Not so long ago, scientists discovered that one of the most massive stars in the neighborhood just... disappeared! It was a star 75 million light-years away from Earth. Normally, it'd be too far away for astronomers to clearly see individual stars. But only unless they're huge! And the star we're talking about was enormous. It was shining 2.5 million times brighter than the Sun! Astronomers saw the star for the last time in 2011. They decided to examine it more closely several years later, but it was already too late. The star had vanished! Such massive stars usually go out in an extremely bright supernova. But astronomers noticed nothing like that in this case. There's a theory that the star collapsed into a black hole without triggering a supernova first. It does occur among stars approaching the end of their lives – but very rarely.
In billions of years, the Universe is likely to expand so much that we won't be able to see any stars in the sky. All planets in the Solar System emit radio waves. They're especially strong if we talk about Jupiter. This planet has the biggest and most powerful magnetic field. But astronomers couldn't detect any radio waves coming from a planet outside the Solar System. That is, until 2020. The signal scientists recorded came from a gas giant Tau Boötis. It's 51 light-years away from our planet. Thanks to this signal, astronomers managed to find out a bit about the planet's magnetic field.
And in the future, this will help to learn more about what's happening in the planet's atmosphere. Dwarf planet Haumea is further from Earth than Neptune. It's orbiting in the KuiperBelt. That's a donut-shaped ring of ice objects circling the Sun. Elongated Haumea has two moons. A day on this dwarf planet lasts 4 Earth hours. All in all, this space body is rather bizarre. It's surrounded by thin rings that likely appeared as the result of an ancient collision.
A star in the galaxy GSN 069 is likely to turn into a planet the size of Jupiter in the next trillion years. It might happen because of the star's regular encounters with a black hole! First, astronomers noticed unusual X-ray bursts that were strangely bright. They went off every 9 hours. After studying this phenomenon for some time, the scientists realized it was a star moving in a unique orbit around a black hole. The dazzling flashes? it was the material getting slurped off the star's surface by the black hole. It turned out that over millions of years, the black hole had already transformed the red giant into a white dwarf. And the process isn't going to stop whatsoever.

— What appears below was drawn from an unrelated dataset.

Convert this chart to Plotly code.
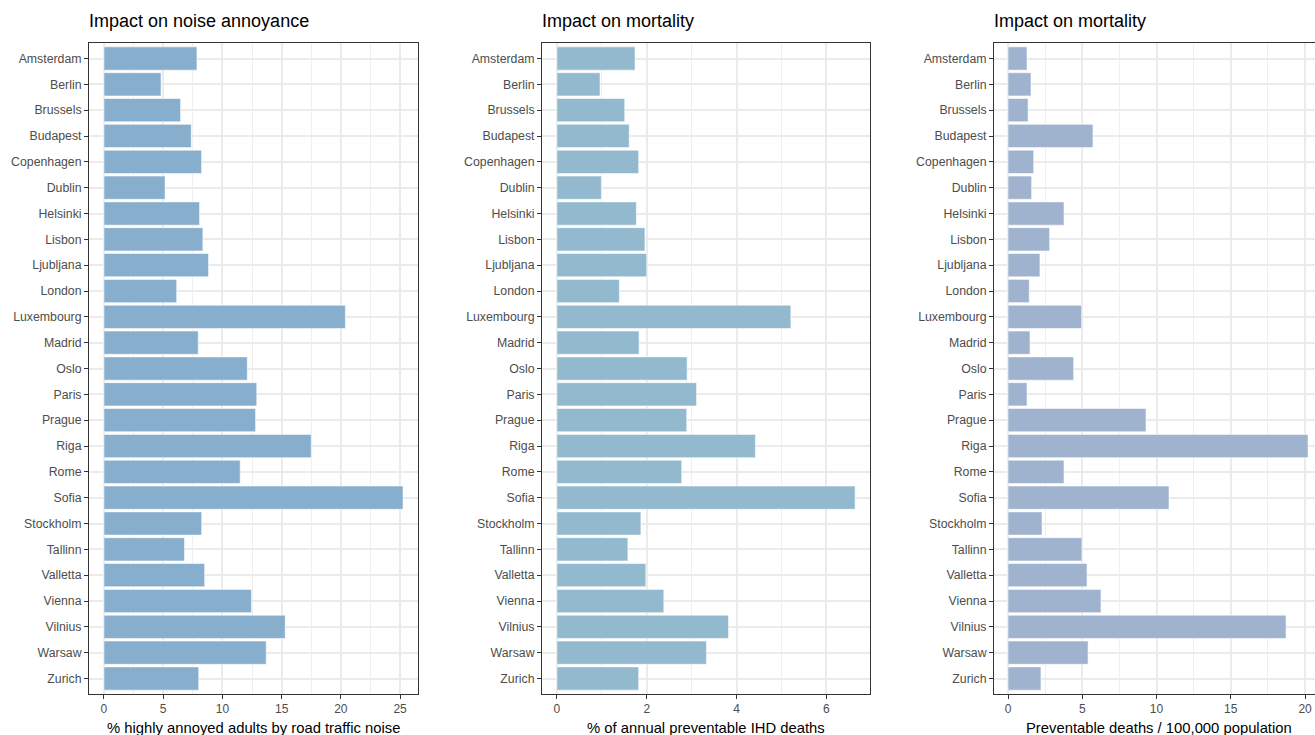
import plotly.graph_objects as go

cities = ["Amsterdam", "Berlin", "Brussels", "Budapest", "Copenhagen", "Dublin",
          "Helsinki", "Lisbon", "Ljubljana", "London", "Luxembourg", "Madrid",
          "Oslo", "Paris", "Prague", "Riga", "Rome", "Sofia", "Stockholm",
          "Tallinn", "Valletta", "Vienna", "Vilnius", "Warsaw", "Zurich"]
annoyance = [7.85, 4.82, 6.47, 7.37, 8.24, 5.16, 8.07, 8.35, 8.83, 6.14, 20.38, 7.96,
             12.1, 12.9, 12.8, 17.5, 11.5, 25.25, 8.25, 6.8, 8.5, 12.45, 15.3, 13.7, 8.0]
ihd_pct = [1.74, 0.96, 1.51, 1.61, 1.82, 0.99, 1.77, 1.96, 2.0, 1.39, 5.21, 1.83,
           2.90, 3.11, 2.89, 4.42, 2.78, 6.64, 1.87, 1.58, 1.98, 2.38, 3.82, 3.33, 1.82]
deaths_rate = [1.28, 1.55, 1.35, 5.72, 1.73, 1.59, 3.77, 2.80, 2.15, 1.43, 4.96, 1.48,
               4.42, 1.28, 9.29, 20.2, 3.77, 10.84, 2.29, 4.98, 5.32, 6.26, 18.72, 5.39, 2.22]

titles = ["Impact on noise annoyance", "Impact on mortality", "Impact on mortality"]
xtitles = ["% highly annoyed adults by road traffic noise",
           "% of annual preventable IHD deaths",
           "Preventable deaths / 100,000 population"]
colors = ["#88AECE", "#92B9CE", "#9FB2CE"]

W, H = 1315, 735
FONT = "Liberation Sans, Arial, sans-serif"

# panel pixel extents
px_left = [89, 542, 994]
px_right = [418, 870, 1315]
top_px, bot_px = 43, 694

xranges = [[-1.2625, 26.5125], [-0.332, 6.972], [-0.943, 20.67]]
dticks = [5, 2, 5]
minor_dticks = [2.5, 1, 2.5]

n = len(cities)
fig = go.Figure()
series = [annoyance, ihd_pct, deaths_rate]
for i in range(3):
    sfx = "" if i == 0 else str(i + 1)
    fig.add_trace(go.Bar(
        x=series[i], y=cities, orientation="h",
        marker=dict(color=colors[i], line=dict(color="rgba(255,255,255,0.55)", width=1)),
        width=0.9, xaxis="x" + sfx, yaxis="y" + sfx, showlegend=False,
        hovertemplate="%{y}: %{x}<extra></extra>"))
    dom_x = [px_left[i] / W, px_right[i] / W]
    dom_y = [1 - bot_px / H, 1 - top_px / H]
    fig.layout["xaxis" + sfx] = dict(
        domain=dom_x, anchor="y" + sfx, range=xranges[i], dtick=dticks[i], tick0=0,
        showgrid=True, gridcolor="#EBEBEB", gridwidth=2,
        minor=dict(dtick=minor_dticks[i], tick0=0, showgrid=True, gridcolor="#EFEFEF", gridwidth=1.2),
        zeroline=False, showline=True, linecolor="#333333", linewidth=1, mirror=True,
        ticks="outside", ticklen=4, tickcolor="#333333", tickwidth=1,
        tickfont=dict(family=FONT, size=12, color="#4D4D4D"), fixedrange=True)
    fig.layout["yaxis" + sfx] = dict(
        domain=dom_y, anchor="x" + sfx, type="category", categoryorder="array",
        categoryarray=cities, range=[n - 1 + 0.6, -0.6],
        showgrid=True, gridcolor="#EBEBEB", gridwidth=2, zeroline=False,
        showline=True, linecolor="#333333", linewidth=1, mirror=(i < 2),
        ticks="outside", ticklen=4, tickcolor="#333333", tickwidth=1,
        tickfont=dict(family=FONT, size=12.3, color="#4D4D4D"), fixedrange=True)
    fig.add_annotation(text=titles[i], xref="paper", yref="paper",
                       x=(px_left[i] - 2) / W, y=1 - 21 / H, xanchor="left", yanchor="middle",
                       showarrow=False, font=dict(family=FONT, size=18, color="black"))
    xcenter = (px_left[i] + (px_right[i] if i < 2 else px_left[i] + 329)) / 2 / W
    fig.add_annotation(text=xtitles[i], xref="paper", yref="paper",
                       x=xcenter, y=1 - 728 / H, xanchor="center", yanchor="middle",
                       showarrow=False, font=dict(family=FONT, size=14.8, color="black"))

fig.update_layout(width=W, height=H, margin=dict(l=0, r=0, t=0, b=0),
                  plot_bgcolor="white", paper_bgcolor="white", bargap=0.1,
                  font=dict(family=FONT))
fig.write_html("out.html", config={"displayModeBar": False},
               post_script="document.body.style.margin='0';document.body.style.overflow='hidden';")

Astronomers have found some traces of phosphine in the atmosphere of Venus. This gas, colorless and flammable, is often found where microbes live on our planet. No wonder a new theory suggests there might be life on Venus. But even if there was some life on "the Evening Star," it could have only appeared in its atmosphere. Probably no living organism would be able to survive the planet's extreme environment. Venus's surface is extremely dry.
There's no liquid water on the planet. And the pressure there is 90 times greater than that on Earth's surface. The temperatures often rise higher than 900˚F. That hot enough to melt some metals.